38 delegasi yang mengikuti studi observasi berasal dari 21 negara anggota APO seperti Bangladesh, Kamboja, China, Fiji, Hong Kong, India, Iran, Jepang, Korea Selatan, Laos, Malaysia, Mongol, Nepal, Pakistan, Filipina, Singapura, Sri Lanka, Thailand, Turki, Vietnam dan Indonesia.
Dedi Nursyamsi mengungkapkan telah banyak petani millenial yang lahir menjadi pengusaha sukses.
"Ciri-ciri wirausahawan pertanian muda adalah menerapkan mekanisasi pertanian, pertanian cerdas, fasilitas dan teknologi modern, kegiatan bisnis, dan ilmu pertanian. Sebagian besar dari mereka mengembangkan kerja sama dan kemitraan antara pengusaha dan produsen di wilayah dan lokasi yang luas,” tambah Dedi, dalam keterangan tertulisnya, Selasa (11/7/2023).
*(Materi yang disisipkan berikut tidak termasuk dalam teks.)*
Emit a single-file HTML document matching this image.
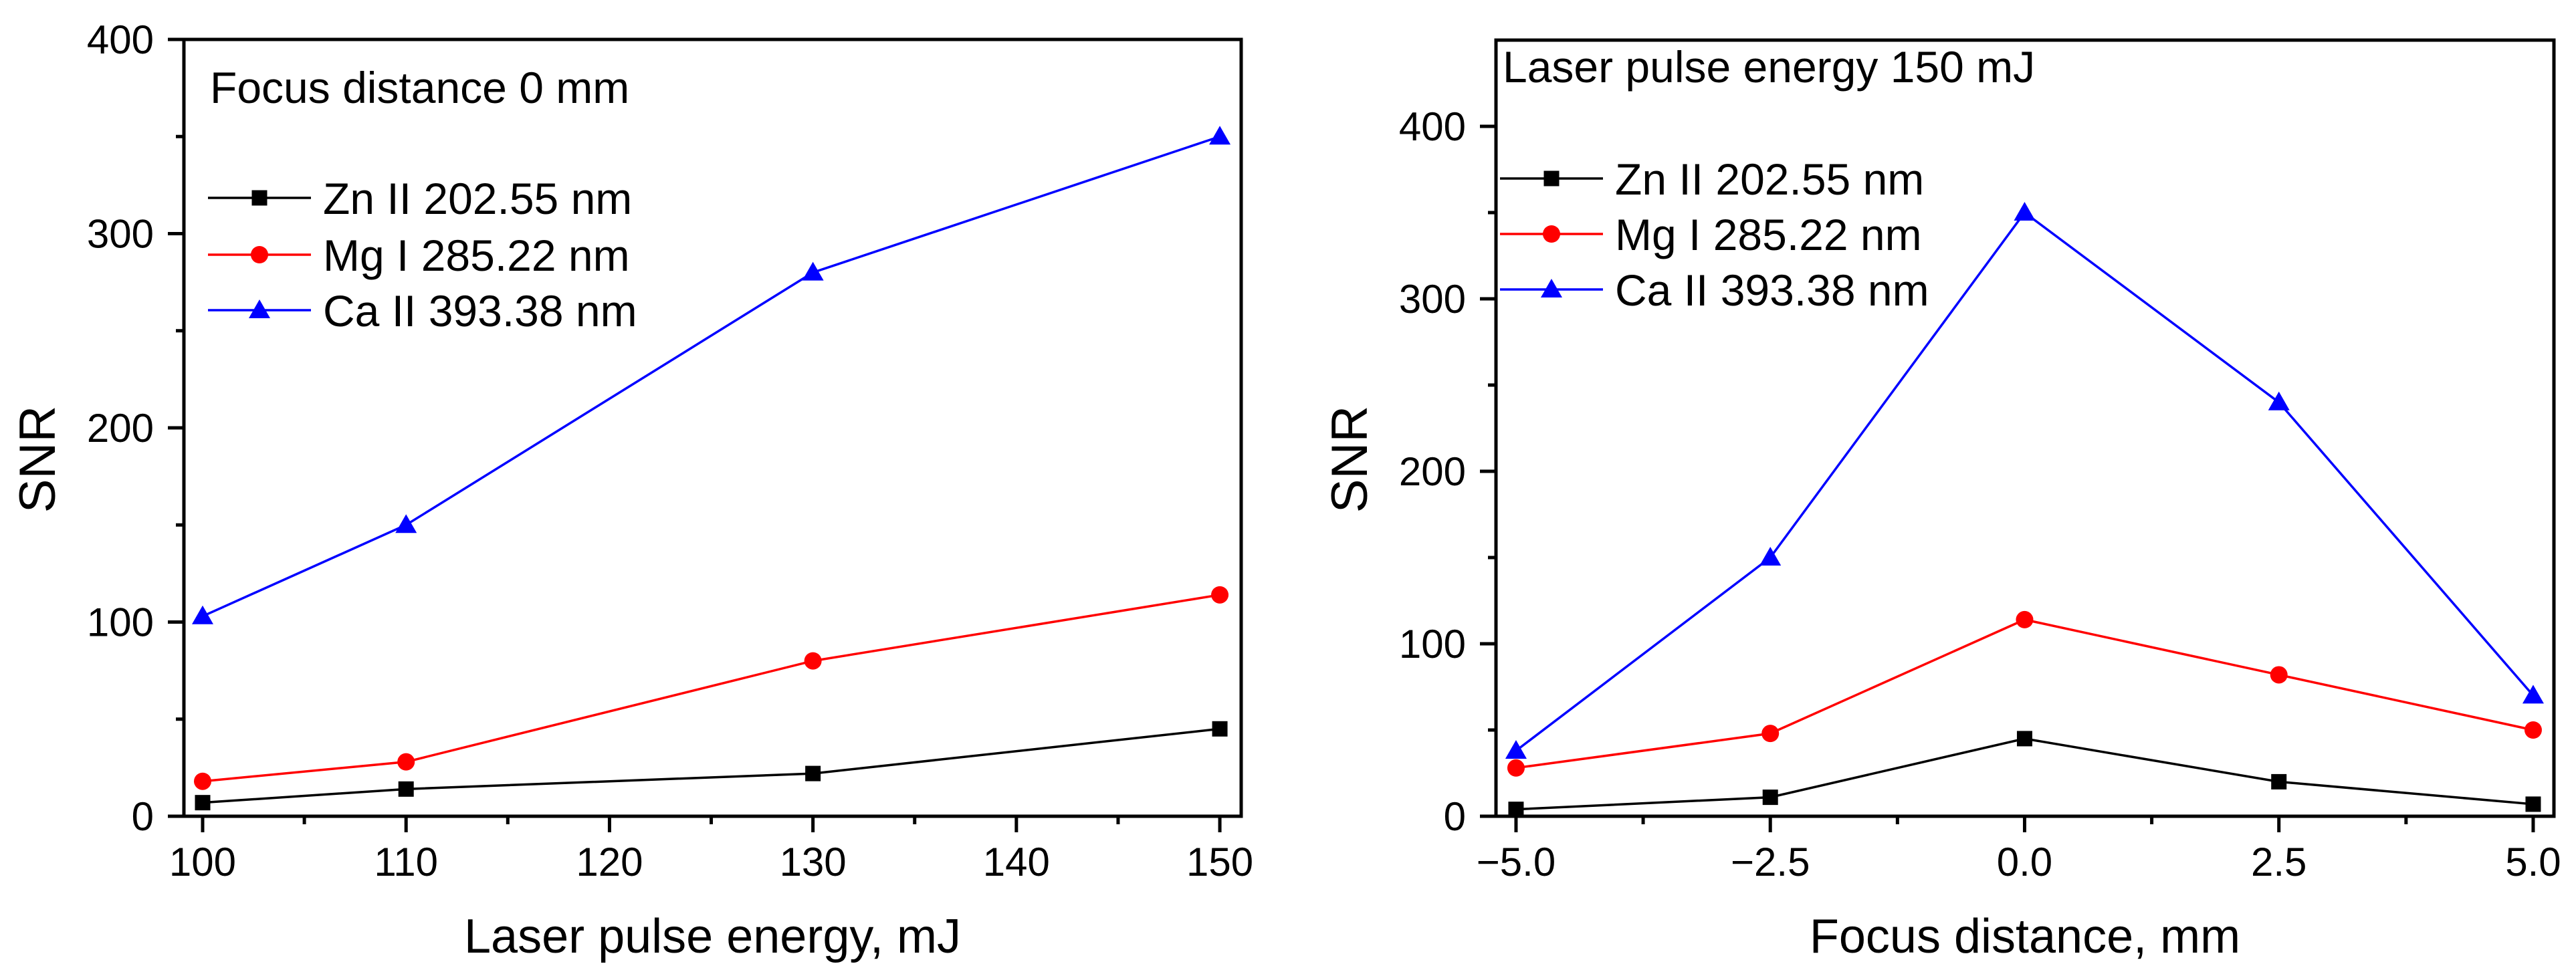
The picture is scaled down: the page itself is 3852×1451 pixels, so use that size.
<!DOCTYPE html>
<html><head><meta charset="utf-8"><style>
html,body{margin:0;padding:0;background:#fff;}
svg{display:block;font-family:"Liberation Sans",Arial,sans-serif;}
</style></head><body>
<svg id="fig" width="3852" height="1451" viewBox="0 0 3852 1451" xmlns="http://www.w3.org/2000/svg"></svg>
<script>
// Left panel data
const leftX = [100, 110, 130, 150];
const leftZn = [7, 14, 22, 45];
const leftMg = [18, 28, 80, 114];
const leftCa = [103, 150, 280, 350];
const leftXTicks = [100, 110, 120, 130, 140, 150];
const leftYTicks = [0, 100, 200, 300, 400];
// Right panel data
const rightX = [-5, -2.5, 0, 2.5, 5];
const rightZn = [4, 11, 45, 20, 7];
const rightMg = [28, 48, 114, 82, 50];
const rightCa = [38, 150, 350, 240, 70];
const rightXTicks = [-5, -2.5, 0, 2.5, 5];
const rightXTickLabels = ["\u22125.0", "\u22122.5", "0.0", "2.5", "5.0"];
const rightYTicks = [0, 100, 200, 300, 400];
const seriesNames = ["Zn II 202.55 nm", "Mg I 285.22 nm", "Ca II 393.38 nm"];

const NS = "http://www.w3.org/2000/svg";
const svg = document.getElementById('fig');
function mk(tag, attrs, parent) {
  const e = document.createElementNS(NS, tag);
  for (const k in attrs) e.setAttribute(k, attrs[k]);
  (parent || svg).appendChild(e);
  return e;
}
function marker(g, kind, cx, cy, color) {
  let m;
  if (kind === 0) m = mk('rect', {x: cx - 11.5, y: cy - 11.5, width: 23, height: 23, fill: color}, g);
  else if (kind === 1) m = mk('circle', {cx: cx, cy: cy, r: 13, fill: color}, g);
  else m = mk('polygon', {points: `${cx},${cy - 16} ${cx + 16},${cy + 12} ${cx - 16},${cy + 12}`, fill: color}, g);
  return m;
}
const colors = ["#000000", "#ff0000", "#0000ff"];

function panel(cfg) {
  const {L, R, T, B, x0, x1, y0, y1, name} = cfg;
  const sx = v => L + (v - x0) / (x1 - x0) * (R - L);
  const sy = v => B - (v - y0) / (y1 - y0) * (B - T);
  const g = mk('g', {});
  
  
  // frame
  const fr = mk('rect', {x: L, y: T, width: R - L, height: B - T, fill: 'none', stroke: '#000', 'stroke-width': 5}, g);
  
  
  // x ticks
  cfg.xTicks.forEach((v, i) => {
    const x = sx(v);
    const t = mk('line', {x1: x, y1: B, x2: x, y2: B + 24, stroke: '#000', 'stroke-width': 5}, g);
    
    
    const tx = mk('text', {x: x, y: B + 89, 'font-size': 60, 'text-anchor': 'middle'}, g);
    tx.textContent = cfg.xLabels ? cfg.xLabels[i] : String(v);
    
    
  });
  for (let v = cfg.xTicks[0] + cfg.xMinor; v < x1; v += 2 * cfg.xMinor) {
    const x = sx(v);
    const t = mk('line', {x1: x, y1: B, x2: x, y2: B + 12, stroke: '#000', 'stroke-width': 5}, g);
    
    
  }
  cfg.yTicks.forEach(v => {
    const y = sy(v);
    const t = mk('line', {x1: L - 24, y1: y, x2: L, y2: y, stroke: '#000', 'stroke-width': 5}, g);
    
    
    const tx = mk('text', {x: L - 45, y: y + 21, 'font-size': 60, 'text-anchor': 'end'}, g);
    tx.textContent = String(v);
    
    
  });
  for (let v = 50; v < y1; v += 100) {
    const y = sy(v);
    const t = mk('line', {x1: L - 12, y1: y, x2: L, y2: y, stroke: '#000', 'stroke-width': 5}, g);
    
    
  }
  // axis titles
  const xt = mk('text', {x: (L + R) / 2, y: 1425, 'font-size': 72, 'text-anchor': 'middle'}, g);
  xt.textContent = cfg.xTitle;
  
  
  const yt = mk('text', {x: 0, y: 0, 'font-size': 76, 'text-anchor': 'middle', transform: `translate(${L - 193},687) rotate(-90)`}, g);
  yt.textContent = 'SNR';
  
  
  // series
  cfg.series.forEach((vals, k) => {
    const sg = mk('g', {}, g);
    
    
    const pts = vals.map((v, i) => sx(cfg.xs[i]) + ',' + sy(v)).join(' ');
    const pl = mk('polyline', {points: pts, fill: 'none', stroke: colors[k], 'stroke-width': 3.5}, sg);
    
    
    vals.forEach((v, i) => {
      const m = marker(sg, k, sx(cfg.xs[i]), sy(v), colors[k]);
      
      
    });
  });
  // annotation
  const an = mk('text', {x: cfg.annX, y: cfg.annY, 'font-size': 66}, g);
  an.textContent = cfg.ann;
  
  
  // legend
  const lg = mk('g', {}, g);
  
  
  seriesNames.forEach((n, k) => {
    const y = cfg.legY[k];
    const eg = mk('g', {}, lg);
    
    
    mk('line', {x1: cfg.legX, y1: y, x2: cfg.legX + 154, y2: y, stroke: colors[k], 'stroke-width': 3.5}, eg);
    marker(eg, k, cfg.legX + 77, y, colors[k]);
    const t = mk('text', {x: cfg.legX + 172, y: y + 24, 'font-size': 66}, eg);
    t.textContent = n;
  });
}

panel({name: 'left-panel', L: 275, R: 1856, T: 59, B: 1221, x0: 99.08, x1: 151.05, y0: 0, y1: 400,
  xTicks: leftXTicks, xMinor: 5, yTicks: leftYTicks, xs: leftX, series: [leftZn, leftMg, leftCa],
  xTitle: 'Laser pulse energy, mJ', ann: 'Focus distance 0 mm', annX: 314, annY: 154,
  legX: 311, legY: [296, 381, 464]});
panel({name: 'right-panel', L: 2237, R: 3819, T: 60, B: 1221, x0: -5.197, x1: 5.204, y0: 0, y1: 450,
  xTicks: rightXTicks, xLabels: rightXTickLabels, xMinor: 1.25, yTicks: rightYTicks, xs: rightX,
  series: [rightZn, rightMg, rightCa],
  xTitle: 'Focus distance, mm', ann: 'Laser pulse energy 150 mJ', annX: 2247, annY: 123,
  legX: 2243, legY: [267, 350, 433]});
</script>
</body></html>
Salah satu sosok petani milenial sukses adalah Kadek Surya Prasetya Wiguna. Ia telah mengembangkan merek Cau Cokelat organik di Kabupaten Tabanan, Bali, menjadi lokasi pertama yang dikunjungi.
Cau Cokelat memberikan pembelajaran akan pengembangan kakao organik dari sejak penanaman hingga proses keberagaman produk hingga merek, pemasaran hingga penjualan yang dibuat langsung di area penanaman cokelat.
Pendapatan Cau Cokelat mencapai 1 Juta Dollar atau sekitar Rp15 miliar per tahunnya. Kadek Surya mengelola lebih dari 100 petani dan 170 karyawan yang sebagian adalah petani muda.
Menurut Kadek, petani muda tertarik untuk terus mengembangkan kakao organik karena nilai ekonomi yang lebih baik. Karena harga yang di atas rata-rata harga konvensional yaitu Rp65 ribu per/kg, ditambah pengembangan yang dilakukan Cau Cokelat mampu meningkatkan produksi organik dari 500kg/ha menjadi 1,5 Ton organik kakao perHa nya.
Tak hanya melihat manisnya bisnis cokelat, delegasi pun mengunjungi BOS Fresh Sayur yang dipelopori oleh AA Gede Agung Wedhatama. AA Gede mengembangkan komunitas petani muda keren, hingga petani mampu memiliki penghasilan Rp10-15 juta per bulannya. Saat ini BOS Fresh Sayur mengembangkan rantai bisnis hingga jaringannya sangat luas tersebar di berbagai wilayah di Bali, hingga memiliki berbagai macam produk dari petani dari kopi, kakao, sayur, stroberi, bawang putih, padi hingga pupuk organik
"Koperasi yang terbangun dari komunitas petani muda memiliki lima nila yaitu '5 K', yaitu kooperatif, komunitas, kolaboratif, kontribusi, dan tidak lupa harus keren," kata Agung.
Antusiasme para peserta ini terlihat jelas ketika sesi tanya jawab dan diskusi terkait kiat dan strategi penumbuhan agriculture millenial leader Indonesia.
Bagaimana mereka mendapatkan semangat di tengah persaingan usaha yang sangat kompetitif serta sejauh mana dukungan pemerintah dalam menyediakan lingkungan yang kondusif sehingga pertanian Indonesia dapat tumbuh dengan baik.